### What you will do
Select the lines of the records containing the word "file" and list them.

### Data provided
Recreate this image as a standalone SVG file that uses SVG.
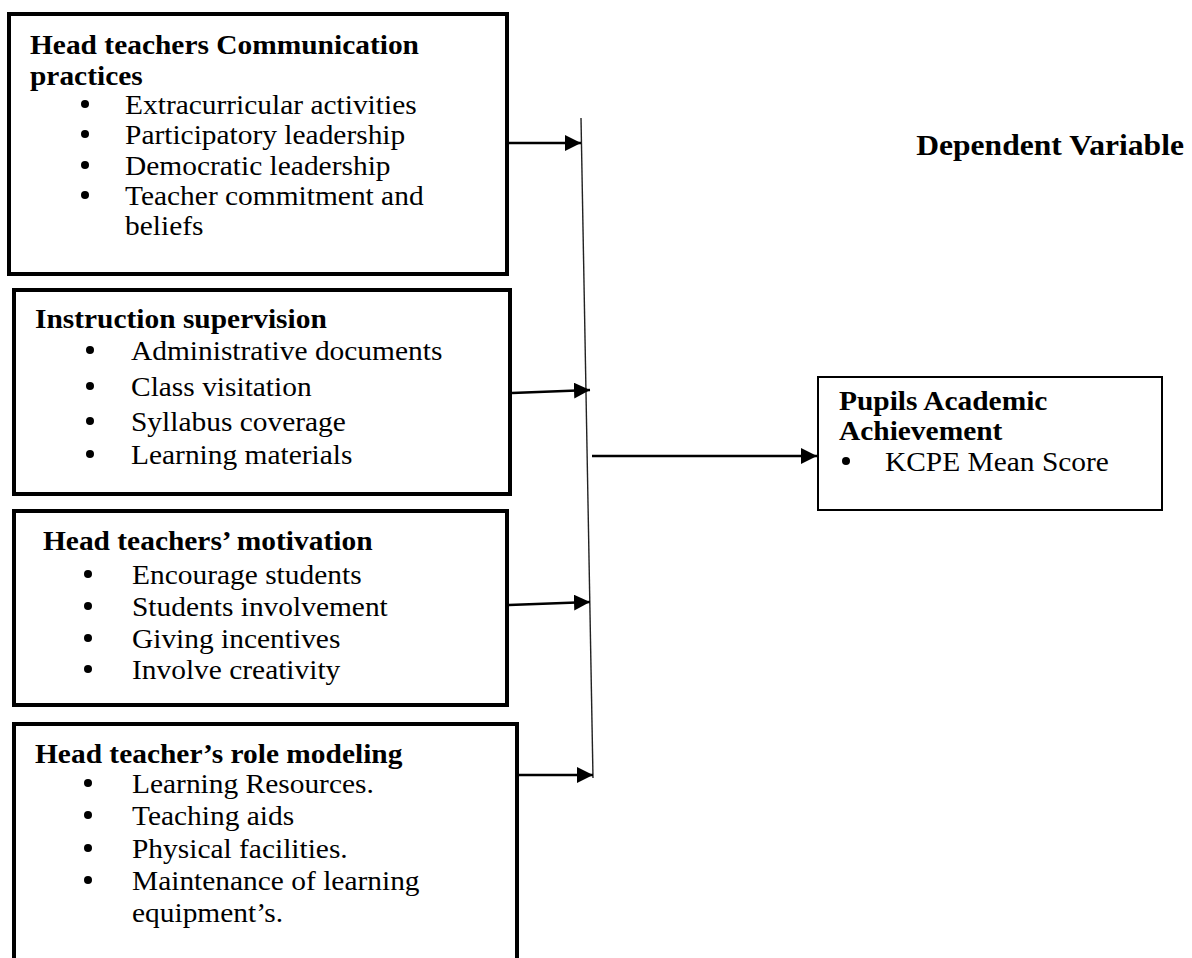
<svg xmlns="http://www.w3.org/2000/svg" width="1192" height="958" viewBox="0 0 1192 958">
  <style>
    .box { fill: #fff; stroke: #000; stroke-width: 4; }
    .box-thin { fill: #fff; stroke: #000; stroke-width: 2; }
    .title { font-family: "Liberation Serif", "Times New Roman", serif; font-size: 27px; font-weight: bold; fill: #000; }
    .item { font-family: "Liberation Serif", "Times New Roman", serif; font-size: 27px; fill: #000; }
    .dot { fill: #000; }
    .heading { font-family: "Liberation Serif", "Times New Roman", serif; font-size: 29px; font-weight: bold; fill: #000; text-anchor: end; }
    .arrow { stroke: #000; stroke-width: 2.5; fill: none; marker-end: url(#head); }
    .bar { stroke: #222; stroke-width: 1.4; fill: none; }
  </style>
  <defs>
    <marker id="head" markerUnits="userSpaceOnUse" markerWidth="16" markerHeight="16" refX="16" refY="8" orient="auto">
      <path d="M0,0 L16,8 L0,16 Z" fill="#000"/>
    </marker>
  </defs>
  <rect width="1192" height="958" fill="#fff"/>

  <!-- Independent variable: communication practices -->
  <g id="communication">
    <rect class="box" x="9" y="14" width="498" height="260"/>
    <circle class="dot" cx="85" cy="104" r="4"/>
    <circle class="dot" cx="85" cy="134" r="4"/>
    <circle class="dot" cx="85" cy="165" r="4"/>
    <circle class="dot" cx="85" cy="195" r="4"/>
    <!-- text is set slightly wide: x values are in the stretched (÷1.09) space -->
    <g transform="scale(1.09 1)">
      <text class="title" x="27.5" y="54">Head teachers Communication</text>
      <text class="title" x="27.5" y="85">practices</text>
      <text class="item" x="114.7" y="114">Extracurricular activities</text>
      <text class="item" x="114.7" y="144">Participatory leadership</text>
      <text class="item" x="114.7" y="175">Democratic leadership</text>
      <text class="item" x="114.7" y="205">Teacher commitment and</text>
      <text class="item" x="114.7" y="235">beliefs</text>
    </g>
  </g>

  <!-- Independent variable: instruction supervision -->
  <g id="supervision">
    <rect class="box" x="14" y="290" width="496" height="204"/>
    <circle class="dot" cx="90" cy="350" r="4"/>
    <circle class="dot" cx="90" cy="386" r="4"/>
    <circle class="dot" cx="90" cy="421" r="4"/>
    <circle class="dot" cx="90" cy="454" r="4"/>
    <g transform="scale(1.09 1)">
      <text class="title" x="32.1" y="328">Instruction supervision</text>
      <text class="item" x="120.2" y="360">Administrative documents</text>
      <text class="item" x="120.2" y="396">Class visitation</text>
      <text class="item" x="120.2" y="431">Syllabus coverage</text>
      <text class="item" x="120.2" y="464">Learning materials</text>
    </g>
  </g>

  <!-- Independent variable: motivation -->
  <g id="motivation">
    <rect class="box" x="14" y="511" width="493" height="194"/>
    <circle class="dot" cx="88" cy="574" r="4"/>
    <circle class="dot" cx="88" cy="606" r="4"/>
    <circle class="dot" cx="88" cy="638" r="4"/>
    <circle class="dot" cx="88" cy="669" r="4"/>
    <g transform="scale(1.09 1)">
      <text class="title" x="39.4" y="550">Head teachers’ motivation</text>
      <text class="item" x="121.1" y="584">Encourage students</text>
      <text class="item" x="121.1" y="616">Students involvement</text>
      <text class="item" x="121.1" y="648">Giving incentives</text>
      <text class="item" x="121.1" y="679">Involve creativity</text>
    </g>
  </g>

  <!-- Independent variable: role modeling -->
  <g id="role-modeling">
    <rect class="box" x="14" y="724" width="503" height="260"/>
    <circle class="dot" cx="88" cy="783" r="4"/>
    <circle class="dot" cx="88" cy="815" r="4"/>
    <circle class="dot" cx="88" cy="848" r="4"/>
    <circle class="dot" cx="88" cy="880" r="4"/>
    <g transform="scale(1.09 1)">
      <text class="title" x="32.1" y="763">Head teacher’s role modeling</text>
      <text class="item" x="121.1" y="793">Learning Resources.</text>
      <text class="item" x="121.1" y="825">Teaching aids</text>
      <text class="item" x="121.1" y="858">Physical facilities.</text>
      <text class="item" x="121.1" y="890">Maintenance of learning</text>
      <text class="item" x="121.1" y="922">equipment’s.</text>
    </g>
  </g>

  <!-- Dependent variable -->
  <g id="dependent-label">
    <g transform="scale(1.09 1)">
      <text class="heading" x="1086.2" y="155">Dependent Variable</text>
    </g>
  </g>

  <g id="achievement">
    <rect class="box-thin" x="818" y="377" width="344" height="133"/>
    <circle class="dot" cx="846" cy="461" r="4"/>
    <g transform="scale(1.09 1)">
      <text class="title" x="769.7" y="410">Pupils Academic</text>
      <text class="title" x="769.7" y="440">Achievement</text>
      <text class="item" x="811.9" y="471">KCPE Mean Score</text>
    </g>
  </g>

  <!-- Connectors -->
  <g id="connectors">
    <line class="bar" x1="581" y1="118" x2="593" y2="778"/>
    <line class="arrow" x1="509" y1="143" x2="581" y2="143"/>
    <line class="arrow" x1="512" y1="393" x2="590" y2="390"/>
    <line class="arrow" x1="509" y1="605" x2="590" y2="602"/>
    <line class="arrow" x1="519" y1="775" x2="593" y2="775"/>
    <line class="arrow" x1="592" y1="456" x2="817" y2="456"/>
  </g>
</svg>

---

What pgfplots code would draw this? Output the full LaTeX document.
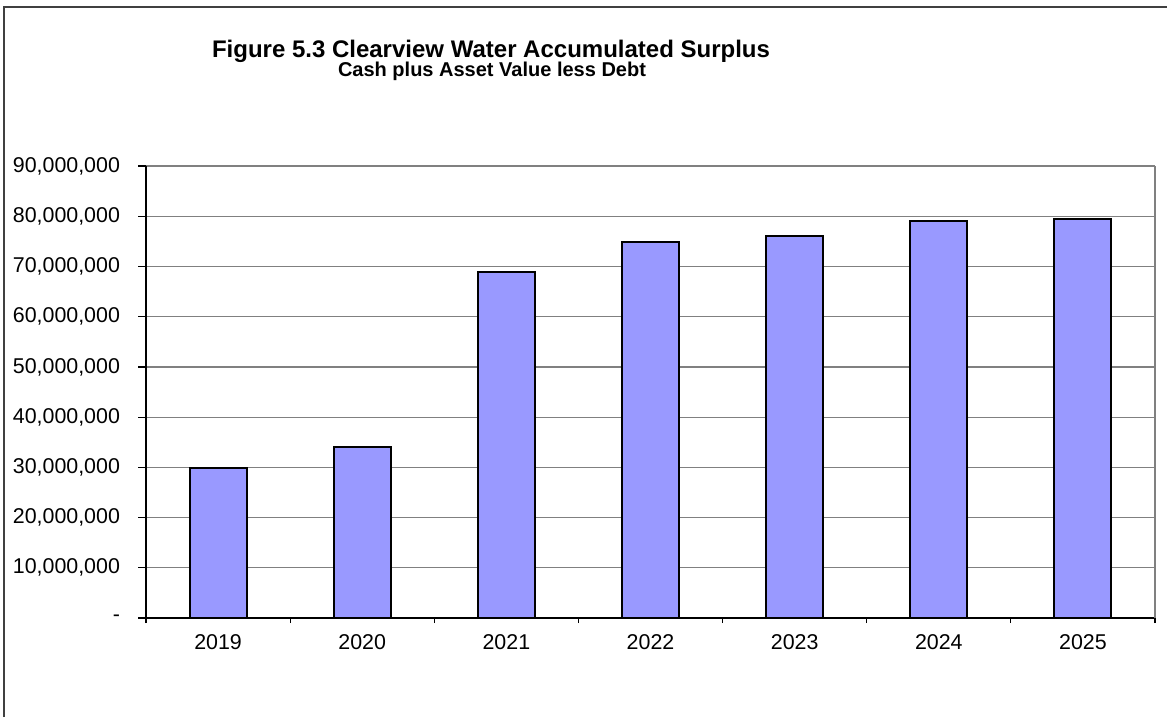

...

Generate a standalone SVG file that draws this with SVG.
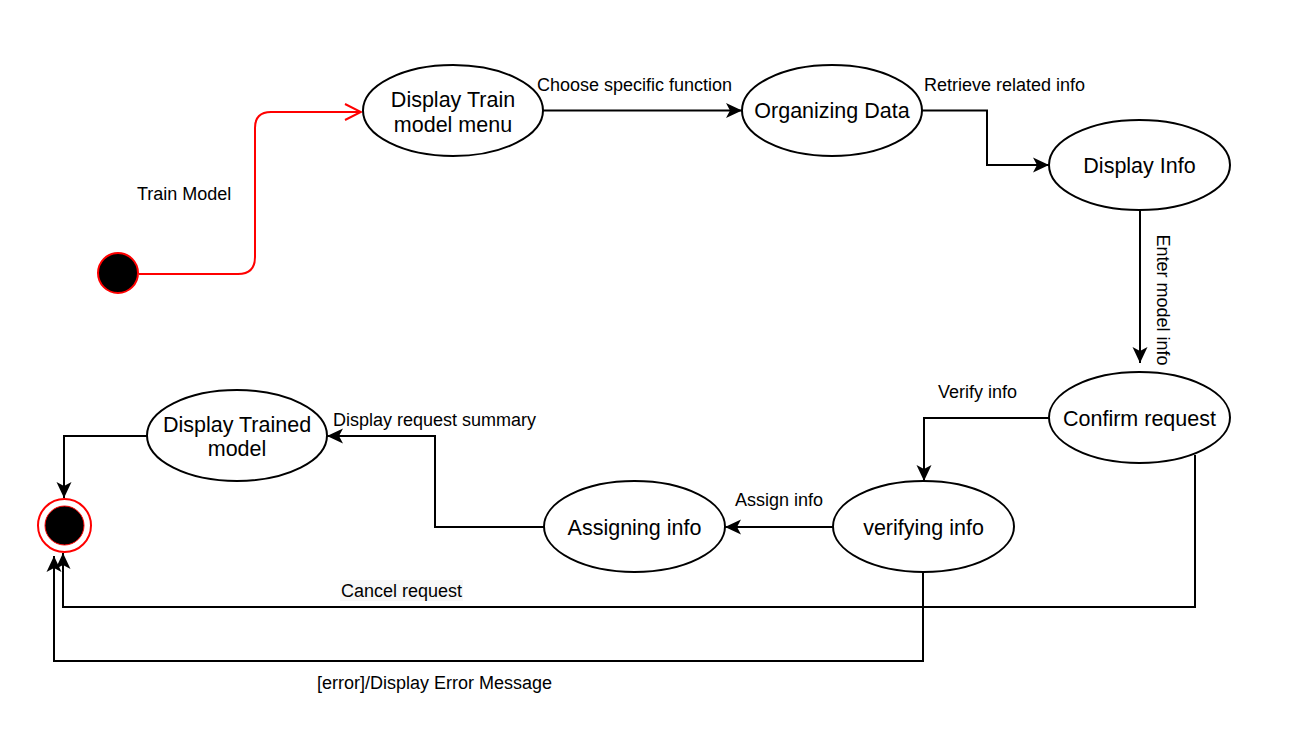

### Complete output
Recreate this image as a standalone SVG file that uses SVG.
Generate a standalone SVG file that draws this with SVG.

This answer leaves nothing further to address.